Ethereum founder Vitalik Buterin said high transaction fees strangled the first real attempt at decentralized crypto payments, recalling a trip to Argentina where locals relied on free, instant internal Binance transfers as the practical alternative. The fee gap, in his telling, is what killed early adoption of on-chain payments for everyday use.
The picture is different now. Ethereum L2 fees have dropped below one cent, and both Optimism and Arbitrum have hit the Stage 1 security milestone, finally making on-chain payments economically competitive with the centralized rails users migrated to during the high-fee era.
Why it matters
Buterin also said the original rollup-centric scaling roadmap is being revised. As the L1 itself accelerates, the future is synergistic development of L1 and L2, with rollups needing to justify their existence through differentiated value such as privacy or application-specific features rather than raw cost savings alone.
Market impact
The shift reframes the L2 thesis: cheap execution is becoming the baseline, not the moat. L2s that compete only on price risk commoditization as L1 throughput rises, while L2s building application-specific stacks or privacy primitives have a defensible angle. For Ethereum, it underscores that scaling is no longer the binding constraint on payment adoption — user experience, merchant integration, and stablecoin rails are.
Source: [Vitalik Buterin - What Excites Me About the Next Decade - TOKEN2049 Singapore 2024 — YouTube](https://www.youtube.com/watch?v=JpOSqLjYb0o)
Frequently asked questions
-
Why does Vitalik Buterin say high fees killed early crypto payment adoption?
Recalling a trip to Argentina, Buterin pointed to locals using free internal Binance transfers as the practical alternative. On-chain transaction costs were too high to compete with centralized rails for everyday payments, in his telling.
-
How cheap are Ethereum L2 fees now?
Ethereum L2 fees have dropped below one cent per transaction, and both Optimism and Arbitrum have reached the Stage 1 security milestone — the point at which rollups have limited trust assumptions remaining.
-
Is the rollup-centric scaling roadmap changing?
Yes. Buterin said the original rollup-centric approach is being revised. As the L1 itself accelerates its scaling, the future is synergistic development of L1 and L2, with L2s needing to provide differentiated value such as privacy or application-specific features.
-
What does this mean for L2 competitive positioning?

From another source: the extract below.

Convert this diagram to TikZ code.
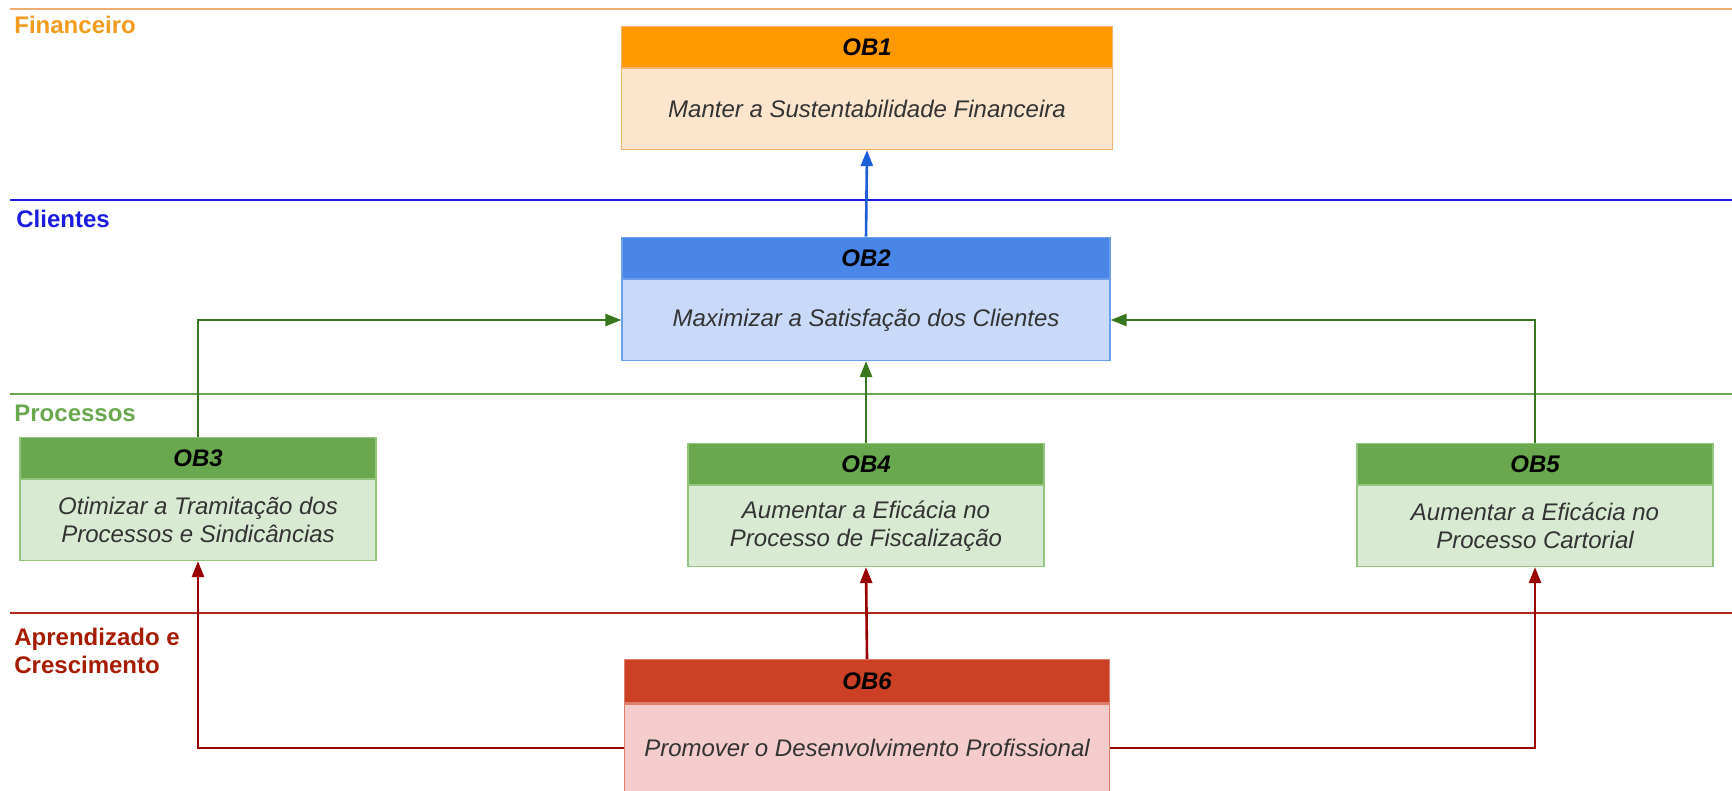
\documentclass[tikz,border=0pt]{standalone}
\usepackage{fontspec}
\setmainfont{Liberation Sans}
\usetikzlibrary{arrows.meta,positioning}

% perspective colours
\definecolor{finhead}{HTML}{FF9900}
\definecolor{finbody}{HTML}{FCE5CD}
\definecolor{finedge}{HTML}{F6B26B}
\definecolor{finline}{HTML}{EDAE70}
\definecolor{finlabel}{HTML}{F29B1D}
\definecolor{clihead}{HTML}{4A86E8}
\definecolor{clibody}{HTML}{C9DAF8}
\definecolor{cliedge}{HTML}{6D9EEB}
\definecolor{cliline}{HTML}{1C1CE0}
\definecolor{cliarrow}{HTML}{1C5FD8}
\definecolor{prohead}{HTML}{6AA84F}
\definecolor{probody}{HTML}{D9EAD3}
\definecolor{proedge}{HTML}{93C47D}
\definecolor{proline}{HTML}{6AA84F}
\definecolor{proarrow}{HTML}{38761D}
\definecolor{aprhead}{HTML}{CC4125}
\definecolor{aprbody}{HTML}{F4CCCC}
\definecolor{apredge}{HTML}{DD7E6B}
\definecolor{aprline}{HTML}{B3261E}
\definecolor{aprlabel}{HTML}{A61C00}
\definecolor{aprarrow}{HTML}{990000}
\definecolor{bodytext}{HTML}{333333}

\tikzset{
  hdr/.style={rectangle,draw=#1edge,fill=#1head,line width=0.6pt,inner sep=0pt,
    minimum height=20.5pt,font=\fontsize{12}{14}\selectfont\bfseries\itshape},
  bod/.style={rectangle,draw=#1edge,fill=#1body,line width=0.6pt,inner sep=0pt,
    minimum height=40.5pt,align=center,text=bodytext,font=\fontsize{12}{14}\selectfont\itshape},
  lane/.style={draw=#1,line width=1.1pt},
  lbl/.style={anchor=west,align=left,inner sep=0pt,font=\fontsize{12}{14}\selectfont\bfseries},
  link/.style={draw=#1,line width=1.3pt,-{Triangle[length=8pt,width=6pt]}}
}

\begin{document}
\begin{tikzpicture}[x=0.5pt,y=-0.5pt]
  \useasboundingbox (0,0) rectangle (1732,791);

  % perspective lanes
  \draw[lane=finline] (10,9) -- (1732,9);
  \draw[lane=cliline] (10,200) -- (1732,200);
  \draw[lane=proline] (10,394) -- (1732,394);
  \draw[lane=aprline] (10,613) -- (1732,613);
  \node[lbl,text=finlabel] (finlbl) at (14,25) {Financeiro};
  \node[lbl,text=cliline] (clilbl) at (16,219) {Clientes};
  \node[lbl,text=proline] (prolbl) at (14,413) {Processos};
  \node[lbl,text=aprlabel] (aprlbl) at (14,651) {Aprendizado e\\Crescimento};

  % objectives
  \node[bod=fin,minimum width=245.5pt] (ob1) at (867,109) {Manter a Sustentabilidade Financeira};
  \node[hdr=fin,minimum width=245.5pt,above=0pt of ob1] (ob1h) {OB1};
  \node[bod=cli,minimum width=244pt] (ob2) at (866,320) {Maximizar a Satisfação dos Clientes};
  \node[hdr=cli,minimum width=244pt,above=0pt of ob2] (ob2h) {OB2};
  \node[bod=pro,minimum width=178pt] (ob3) at (198,520) {Otimizar a Tramitação dos\\Processos e Sindicâncias};
  \node[hdr=pro,minimum width=178pt,above=0pt of ob3] (ob3h) {OB3};
  \node[bod=pro,minimum width=178pt] (ob4) at (866,526) {Aumentar a Eficácia no\\Processo de Fiscalização};
  \node[hdr=pro,minimum width=178pt,above=0pt of ob4] (ob4h) {OB4};
  \node[bod=pro,minimum width=178pt] (ob5) at (1535,526) {Aumentar a Eficácia no\\Processo Cartorial};
  \node[hdr=pro,minimum width=178pt,above=0pt of ob5] (ob5h) {OB5};
  \node[bod=apr,minimum width=242.5pt,minimum height=44pt] (ob6) at (867,748) {Promover o Desenvolvimento Profissional};
  \node[hdr=apr,minimum width=242.5pt,minimum height=21.5pt,above=0pt of ob6] (ob6h) {OB6};

  % cause and effect
  \draw[link=cliarrow] (ob2h.north) -- (ob1.south);
  \draw[link=proarrow] (ob3h.north) |- (ob2.west);
  \draw[link=proarrow] (ob4h.north) -- (ob2.south);
  \draw[link=proarrow] (ob5h.north) |- (ob2.east);
  \draw[link=aprarrow] (ob6h.north) -- (ob4.south);
  \draw[link=aprarrow] (ob6.west) -| (ob3.south);
  \draw[link=aprarrow] (ob6.east) -| (ob5.south);
\end{tikzpicture}
\end{document}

Cheap execution is becoming the baseline, not the moat. L2s competing only on price risk commoditization as L1 throughput rises, while L2s building application-specific stacks or privacy primitives have a more defensible angle.
-
What is the binding constraint on crypto payment adoption now?
According to Buterin's framing, scaling and transaction cost are no longer the binding constraint. User experience, merchant integration, and stablecoin payment rails are the remaining bottlenecks to mainstream payment adoption.